Mrs. Seeka Tris comes in with her daughter Susan for a second opinion. They really like their doctor, and don’t want him to know that they are seeing me, but it has been such a rough time that Susan thought it might be worthwhile. “Mom had mitral valve surgery last spring. When she woke up after the surgery, things didn’t go very well. She ended up in the ICU for 10 days with a tube in her throat on a ventilator. She recovered, and we’re happy, but when the tube came out she couldn’t speak except for a whisper.”
Mrs. Tris went home with a soft voice. Over about a month, her surgeon’s prediction proved correct and her voice began to recover. By two months, she was speaking much better, almost with a normal volume. However, her breathing worsened enough one night that she called her daughter. At the emergency room, a ventilation-perfusion scan ruled out pulmonary embolus and she was sent home. She visited a pulmonologist (breathing tests, bronchoscopy), then an ENT (“vocal cords not working well”), then a laryngologist (bilateral vocal cord paralysis, confirmed by EMG), then a neurolaryngologist (botulinum toxin injection to one vocal cord to open the airway). Six months after waking without a voice, the injection has made her breathing a little worse rather than better. She is now in my office for another opinion.
With a history of voice loss after a tube in the throat, there are two likely reasons. First: if the cuff of the endotracheal tube was inflated too much and too close to the undersurface of the vocal cords, it may have put pressure on the nerves entering the vocal cord muscles — causing a nerve injury. Second: the hard plastic tube may have put pressure on the cartilages between the vocal cords at the back of the larynx. Even in as little as two hours, this pressure may injure the mucosa. After the tube is removed, the ulcerated area contracts and scars over several weeks, pulling the back of the vocal cords together.
In a nerve injury, the vocal cords will not be moving well after the tube is removed. However, the recurrent laryngeal nerve has a very strong propensity to regrow — over a few weeks to a few months the nerve sprouts new endings that grow back to the muscles. Several months later, the voice may become strong again, but the vocal cords may fail to open during breathing. Mrs. Tris’s pattern — improving voice, then worsening breathing — fits this picture.

I drip some numbing medication onto her vocal cords and pass the endoscope under the arytenoids at the back of the larynx — looking at the area where the endotracheal tube would have been sitting for 10 days. I find a band of scar tissue just beneath the vocal cords, holding the vocal cords together.

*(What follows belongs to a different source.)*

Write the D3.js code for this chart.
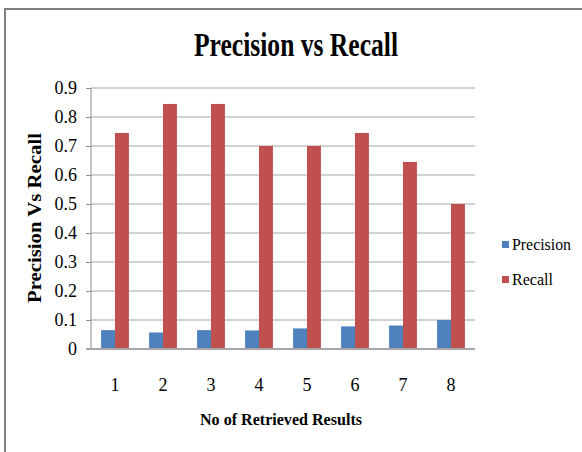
<!DOCTYPE html>
<html><head><meta charset="utf-8">
<script src="https://cdn.jsdelivr.net/npm/d3@7"></script>
<style>body{margin:0;background:#fff}svg{display:block}</style>
</head><body>
<svg id="c" width="582" height="452"></svg>
<script>
const categories = ["1","2","3","4","5","6","7","8"];
const precision = [0.065,0.057,0.065,0.064,0.071,0.078,0.081,0.1];
const recall = [0.745,0.845,0.845,0.7,0.7,0.745,0.645,0.5];
const seriesNames = ["Precision","Recall"];
const colors = ["#4F81BD","#C0504D"];
const yTicks = [0,0.1,0.2,0.3,0.4,0.5,0.6,0.7,0.8,0.9];

const svg = d3.select("#c");
const font = "'Liberation Serif','Times New Roman',serif";
// frame
svg.append("rect").attr("x",5).attr("y",9).attr("width",640).attr("height",520)
  .attr("fill","none").attr("stroke","#808080").attr("stroke-width",2);

const L=91,R=475,T=88,B=349;
const x = d3.scaleBand().domain(categories).range([L,R]).paddingInner(0.42).paddingOuter(0.21);
const y = d3.scaleLinear().domain([0,0.9]).range([B,T]);

// gridlines
svg.append("g").selectAll("line").data(yTicks).join("line")
  .attr("x1",L).attr("x2",R).attr("y1",d=>y(d)).attr("y2",d=>y(d))
  .attr("stroke","#a6a6a6").attr("stroke-width",1.2);

// y axis
const ya = svg.append("g").attr("transform",`translate(${L},0)`)
  .call(d3.axisLeft(y).tickValues(yTicks).tickSize(5).tickPadding(9).tickFormat(d=>d===0?"0":d3.format(".1f")(d)));
ya.select(".domain").attr("stroke","#8c8c8c").attr("d",`M0,${T}V${B}`);
ya.selectAll(".tick line").attr("stroke","#8c8c8c");
ya.selectAll("text").attr("font-family",font).attr("font-size",18).attr("fill","#000");

// bars
const sub = d3.scaleBand().domain(seriesNames).range([0,x.bandwidth()]);
const data = categories.map((c,i)=>({c,vals:[precision[i],recall[i]]}));
const g = svg.append("g").selectAll("g").data(data).join("g").attr("transform",d=>`translate(${x(d.c)},0)`);
g.selectAll("rect").data(d=>d.vals.map((v,k)=>({v,k}))).join("rect")
  .attr("x",d=>sub(seriesNames[d.k])).attr("width",sub.bandwidth())
  .attr("y",d=>y(d.v)).attr("height",d=>B-y(d.v)).attr("fill",d=>colors[d.k]);

// baseline
svg.append("line").attr("x1",L-5).attr("x2",R).attr("y1",B).attr("y2",B).attr("stroke","#a6a6a6").attr("stroke-width",2);

// x labels
svg.append("g").selectAll("text").data(categories).join("text")
  .attr("x",d=>x(d)+x.bandwidth()/2).attr("y",391).attr("text-anchor","middle")
  .attr("font-family",font).attr("font-size",18).text(d=>d);

// title
svg.append("text").attr("x",296).attr("y",56).attr("text-anchor","middle")
  .attr("font-family",font).attr("font-weight","bold").attr("font-size",34)
  .attr("textLength",204).attr("lengthAdjust","spacingAndGlyphs").text("Precision vs Recall");

// axis titles
svg.append("text").attr("x",281).attr("y",425).attr("text-anchor","middle")
  .attr("font-family",font).attr("font-weight","bold").attr("font-size",17)
  .attr("textLength",162).attr("lengthAdjust","spacingAndGlyphs").text("No of Retrieved Results");
svg.append("text").attr("transform","translate(41,218) rotate(-90)").attr("text-anchor","middle")
  .attr("font-family",font).attr("font-weight","bold").attr("font-size",18)
  .attr("textLength",170).attr("lengthAdjust","spacingAndGlyphs").text("Precision Vs Recall");

// legend
const lg = svg.append("g").selectAll("g").data(seriesNames).join("g")
  .attr("transform",(d,i)=>`translate(502,${241+i*35})`);
lg.append("rect").attr("width",7).attr("height",7).attr("fill",(d,i)=>colors[i]);
lg.append("text").attr("x",10).attr("y",9).attr("font-family",font).attr("font-size",17)
  .attr("textLength",(d,i)=>i===0?59:41).attr("lengthAdjust","spacingAndGlyphs").text(d=>d);
</script>
</body></html>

At most, she can open her vocal cords about 2 millimeters because of this scar band.

When you visit a doctor about a problem, don’t ask yourself, “How much is this going to cost?” What you really want to know is, “How much value will I receive for this advice?”
I think back on the cost of Mrs. Tris’s diagnosis: the emergency room visits, the tests, the procedures, the consults, and not the least, the amount of time it took from her life for her to get the correct diagnosis. It is quite possible to go in with surgery to divide this scar tissue — but only if you know what the problem is. The longer the delay, the more likely the joints will have become fixed in one position, reducing the chance of full restoration.

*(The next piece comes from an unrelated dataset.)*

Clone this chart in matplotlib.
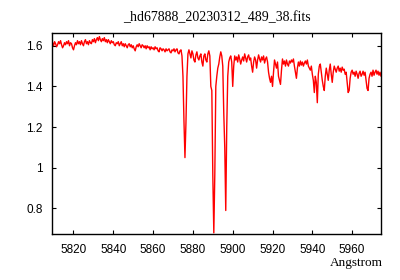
import matplotlib
matplotlib.use('Agg')
import matplotlib.pyplot as plt

# spectrum (wavelength in Angstrom, flux)
wave = [5809.0, 5809.5, 5810.0, 5810.5, 5811.0, 5811.5, 5812.0, 5812.5, 5813.0, 5813.5,
        5814.0, 5814.5, 5815.0, 5815.5, 5816.0, 5816.5, 5817.0, 5817.5, 5818.0, 5818.5,
        5819.0, 5819.5, 5820.0, 5820.5, 5821.0, 5821.5, 5822.0, 5822.5, 5823.0, 5823.5,
        5824.0, 5824.5, 5825.0, 5825.5, 5826.0, 5826.5, 5827.0, 5827.5, 5828.0, 5828.5,
        5829.0, 5829.5, 5830.0, 5830.5, 5831.0, 5831.5, 5832.0, 5832.5, 5833.0, 5833.5,
        5834.0, 5834.5, 5835.0, 5835.5, 5836.0, 5836.5, 5837.0, 5837.5, 5838.0, 5838.5,
        5839.0, 5839.5, 5840.0, 5840.5, 5841.0, 5841.5, 5842.0, 5842.5, 5843.0, 5843.5,
        5844.0, 5844.5, 5845.0, 5845.5, 5846.0, 5846.5, 5847.0, 5847.5, 5848.0, 5848.5,
        5849.0, 5849.5, 5850.0, 5850.5, 5851.0, 5851.5, 5852.0, 5852.5, 5853.0, 5853.5,
        5854.0, 5854.5, 5855.0, 5855.5, 5856.0, 5856.5, 5857.0, 5857.5, 5858.0, 5858.5,
        5859.0, 5859.5, 5860.0, 5860.5, 5861.0, 5861.5, 5862.0, 5862.5, 5863.0, 5863.5,
        5864.0, 5864.5, 5865.0, 5865.5, 5866.0, 5866.5, 5867.0, 5867.5, 5868.0, 5868.5,
        5869.0, 5869.5, 5870.0, 5870.5, 5871.0, 5871.5, 5872.0, 5872.5, 5873.0, 5873.5,
        5874.0, 5874.5, 5875.0, 5875.5, 5876.0, 5876.5, 5877.0, 5877.5, 5878.0, 5878.5,
        5879.0, 5879.5, 5880.0, 5880.5, 5881.0, 5881.5, 5882.0, 5882.5, 5883.0, 5883.5,
        5884.0, 5884.5, 5885.0, 5885.5, 5886.0, 5886.5, 5887.0, 5887.5, 5888.0, 5888.5,
        5889.0, 5889.5, 5890.0, 5890.5, 5891.0, 5891.5, 5892.0, 5892.5, 5893.0, 5893.5,
        5894.0, 5894.5, 5895.0, 5895.5, 5896.0, 5896.5, 5897.0, 5897.5, 5898.0, 5898.5,
        5899.0, 5899.5, 5900.0, 5900.5, 5901.0, 5901.5, 5902.0, 5902.5, 5903.0, 5903.5,
        5904.0, 5904.5, 5905.0, 5905.5, 5906.0, 5906.5, 5907.0, 5907.5, 5908.0, 5908.5,
        5909.0, 5909.5, 5910.0, 5910.5, 5911.0, 5911.5, 5912.0, 5912.5, 5913.0, 5913.5,
        5914.0, 5914.5, 5915.0, 5915.5, 5916.0, 5916.5, 5917.0, 5917.5, 5918.0, 5918.5,
        5919.0, 5919.5, 5920.0, 5920.5, 5921.0, 5921.5, 5922.0, 5922.5, 5923.0, 5923.5,
        5924.0, 5924.5, 5925.0, 5925.5, 5926.0, 5926.5, 5927.0, 5927.5, 5928.0, 5928.5,
        5929.0, 5929.5, 5930.0, 5930.5, 5931.0, 5931.5, 5932.0, 5932.5, 5933.0, 5933.5,
        5934.0, 5934.5, 5935.0, 5935.5, 5936.0, 5936.5, 5937.0, 5937.5, 5938.0, 5938.5,
        5939.0, 5939.5, 5940.0, 5940.5, 5941.0, 5941.5, 5942.0, 5942.5, 5943.0, 5943.5,
        5944.0, 5944.5, 5945.0, 5945.5, 5946.0, 5946.5, 5947.0, 5947.5, 5948.0, 5948.5,
        5949.0, 5949.5, 5950.0, 5950.5, 5951.0, 5951.5, 5952.0, 5952.5, 5953.0, 5953.5,
        5954.0, 5954.5, 5955.0, 5955.5, 5956.0, 5956.5, 5957.0, 5957.5, 5958.0, 5958.5,
        5959.0, 5959.5, 5960.0, 5960.5, 5961.0, 5961.5, 5962.0, 5962.5, 5963.0, 5963.5,
        5964.0, 5964.5, 5965.0, 5965.5, 5966.0, 5966.5, 5967.0, 5967.5, 5968.0, 5968.5,
        5969.0, 5969.5, 5970.0, 5970.5, 5971.0, 5971.5, 5972.0, 5972.5, 5973.0, 5973.5,
        5974.0, 5974.5, 5975.0]

flux = [1.620, 1.615, 1.600, 1.620, 1.610, 1.595, 1.605, 1.620, 1.610, 1.625,
        1.605, 1.590, 1.600, 1.615, 1.605, 1.620, 1.610, 1.625, 1.600, 1.615,
        1.610, 1.590, 1.580, 1.600, 1.615, 1.605, 1.625, 1.610, 1.620, 1.605,
        1.625, 1.610, 1.600, 1.620, 1.630, 1.610, 1.620, 1.605, 1.625, 1.615,
        1.610, 1.630, 1.620, 1.635, 1.615, 1.630, 1.640, 1.625, 1.645, 1.630,
        1.620, 1.635, 1.625, 1.640, 1.620, 1.630, 1.615, 1.630, 1.620, 1.610,
        1.625, 1.615, 1.620, 1.605, 1.600, 1.615, 1.610, 1.620, 1.600, 1.610,
        1.620, 1.600, 1.610, 1.595, 1.610, 1.600, 1.590, 1.605, 1.610, 1.595,
        1.605, 1.590, 1.600, 1.585, 1.575, 1.595, 1.605, 1.595, 1.610, 1.600,
        1.590, 1.605, 1.600, 1.590, 1.600, 1.585, 1.600, 1.590, 1.595, 1.580,
        1.595, 1.585, 1.590, 1.580, 1.595, 1.585, 1.590, 1.575, 1.570, 1.590,
        1.585, 1.575, 1.585, 1.580, 1.570, 1.585, 1.575, 1.580, 1.585, 1.570,
        1.565, 1.580, 1.575, 1.585, 1.570, 1.580, 1.585, 1.565, 1.560, 1.575,
        1.580, 1.550, 1.450, 1.230, 1.050, 1.220, 1.450, 1.560, 1.580, 1.560,
        1.540, 1.575, 1.560, 1.530, 1.520, 1.555, 1.570, 1.540, 1.530, 1.550,
        1.560, 1.520, 1.500, 1.550, 1.560, 1.530, 1.520, 1.560, 1.575, 1.550,
        1.400, 1.380, 0.960, 0.680, 0.970, 1.400, 1.450, 1.490, 1.510, 1.545,
        1.570, 1.550, 1.500, 1.270, 1.100, 0.790, 1.200, 1.450, 1.520, 1.540,
        1.550, 1.520, 1.400, 1.500, 1.550, 1.530, 1.545, 1.520, 1.555, 1.535,
        1.510, 1.530, 1.545, 1.525, 1.560, 1.540, 1.520, 1.545, 1.555, 1.530,
        1.540, 1.500, 1.470, 1.520, 1.545, 1.530, 1.490, 1.530, 1.555, 1.535,
        1.520, 1.545, 1.530, 1.550, 1.515, 1.535, 1.545, 1.520, 1.470, 1.440,
        1.420, 1.450, 1.400, 1.470, 1.530, 1.510, 1.490, 1.520, 1.450, 1.430,
        1.410, 1.480, 1.535, 1.510, 1.525, 1.500, 1.530, 1.510, 1.500, 1.525,
        1.515, 1.530, 1.520, 1.535, 1.500, 1.470, 1.440, 1.490, 1.520, 1.500,
        1.525, 1.505, 1.520, 1.500, 1.515, 1.525, 1.510, 1.530, 1.500, 1.490,
        1.480, 1.500, 1.460, 1.430, 1.370, 1.450, 1.420, 1.320, 1.460, 1.500,
        1.510, 1.470, 1.430, 1.400, 1.380, 1.450, 1.490, 1.460, 1.430, 1.480,
        1.510, 1.460, 1.420, 1.470, 1.500, 1.485, 1.470, 1.490, 1.500, 1.475,
        1.490, 1.470, 1.495, 1.480, 1.485, 1.460, 1.470, 1.420, 1.370, 1.380,
        1.440, 1.470, 1.480, 1.460, 1.470, 1.450, 1.475, 1.460, 1.440, 1.465,
        1.475, 1.450, 1.460, 1.475, 1.455, 1.470, 1.430, 1.390, 1.380, 1.440,
        1.460, 1.470, 1.450, 1.480, 1.455, 1.470, 1.480, 1.460, 1.475, 1.455,
        1.470, 1.450, 1.460]

xticks = [5820, 5840, 5860, 5880, 5900, 5920, 5940, 5960]
yticks = [0.8, 1.0, 1.2, 1.4, 1.6]
yticklabels = ['0.8', '1', '1.2', '1.4', '1.6']

fig = plt.figure(figsize=(4, 2.8), dpi=100)
ax = fig.add_axes([0.131, 0.164, 0.821, 0.718])
ax.plot(wave, flux, color='#ff0000', lw=1.0)

ax.set_xlim(5809.4, 5974.4)
ax.set_ylim(0.674, 1.6625)
ax.set_xticks(xticks)
ax.set_yticks(yticks)
ax.set_yticklabels(yticklabels)
ax.tick_params(direction='in', length=3, width=0.8, top=True, right=True,
               labelsize=8.5, pad=7)
for lab in ax.get_xticklabels() + ax.get_yticklabels():
    lab.set_family('Liberation Sans')
for s in ax.spines.values():
    s.set_linewidth(1.0)

ax.set_title('_hd67888_20230312_489_38.fits', family='Liberation Serif',
             fontsize=10, pad=8.5)
fig.text(383 / 400, 1 - 263 / 280, 'Angstrom', family='Liberation Serif',
         fontsize=9.5, ha='right', va='center')

fig.savefig('out.png', dpi=100)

Interestingly, our body functions like a well-engineered system, and problems with the system are generally quite understandable in scientific or engineering terms. If a physician has the luxury of good endoscopes and a recording system, the physician should not only be able to diagnose a problem, but should be able to explain to the patient why it is not working — and the patient should be able to see this. The explanation should make sense to anyone. If the explanation a doctor offers seems mystical or mysterious in any way, there is a high probability that it is a contrived explanation.
What you learned
- A scar band (posterior glottic stenosis) from prolonged intubation is mechanically distinct from vocal cord paralysis — but both produce similar-appearing immobility on a standard endoscopic overview.

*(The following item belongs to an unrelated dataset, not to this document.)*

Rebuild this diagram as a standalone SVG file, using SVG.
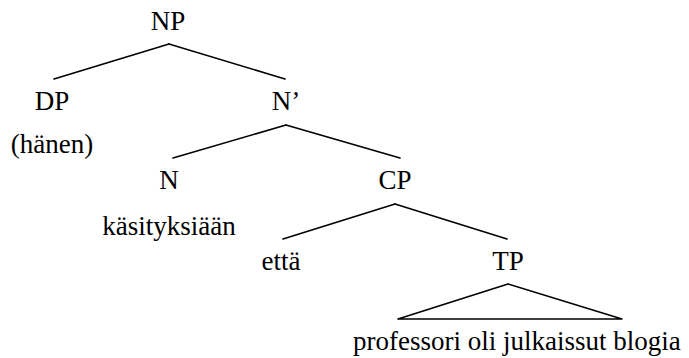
<svg xmlns="http://www.w3.org/2000/svg" width="689" height="358" viewBox="0 0 689 358">
<style>
text{font-family:"Liberation Serif","Times New Roman",serif;font-size:27px;fill:#000;text-anchor:middle}
line{stroke:#000;stroke-width:1.6;stroke-linecap:round}
</style>
<rect width="689" height="358" fill="#fff"/>
<g id="connectors">
<line x1="169" y1="44" x2="54" y2="79"/>
<line x1="169" y1="44" x2="285" y2="79"/>
<line x1="286" y1="125" x2="173" y2="158"/>
<line x1="286" y1="125" x2="400" y2="158"/>
<line x1="395" y1="204" x2="283" y2="239"/>
<line x1="395" y1="204" x2="507" y2="239"/>
<polygon points="508,284 398,319 622,319" fill="none" stroke="#000" stroke-width="1.6" stroke-linejoin="round"/>
</g>
<g id="NP"><text x="168" y="30">NP</text></g>
<g id="DP"><text x="52" y="110">DP</text><text x="52" y="153">(hänen)</text></g>
<g id="Nbar"><text x="286" y="110">N’</text></g>
<g id="N"><text x="169" y="189">N</text><text x="169" y="235">käsityksiään</text></g>
<g id="CP"><text x="395" y="189">CP</text></g>
<g id="C"><text x="281" y="270">että</text></g>
<g id="TP"><text x="508" y="270">TP</text><text x="353" y="350" style="text-anchor:start">professori oli julkaissut blogia</text></g>
</svg>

- Passing the endoscope beneath the arytenoids and very close to the posterior commissure is the only way to directly visualize a scar band in this location.
- Botulinum toxin injection to reduce abductor muscle activity worsens breathing in posterior glottic stenosis — the opposite of what would be expected in bilateral paralysis — making the diagnostic error clinically consequential.
- The value of a precise diagnosis is measured not just in cost avoided but in time returned: six months and multiple procedures could have been compressed into a single close-proximity endoscopic examination.
- An explanation of a voice or breathing disorder should always make sense in mechanical terms. If it doesn’t, the patient is right to ask for a clearer answer — or seek one elsewhere.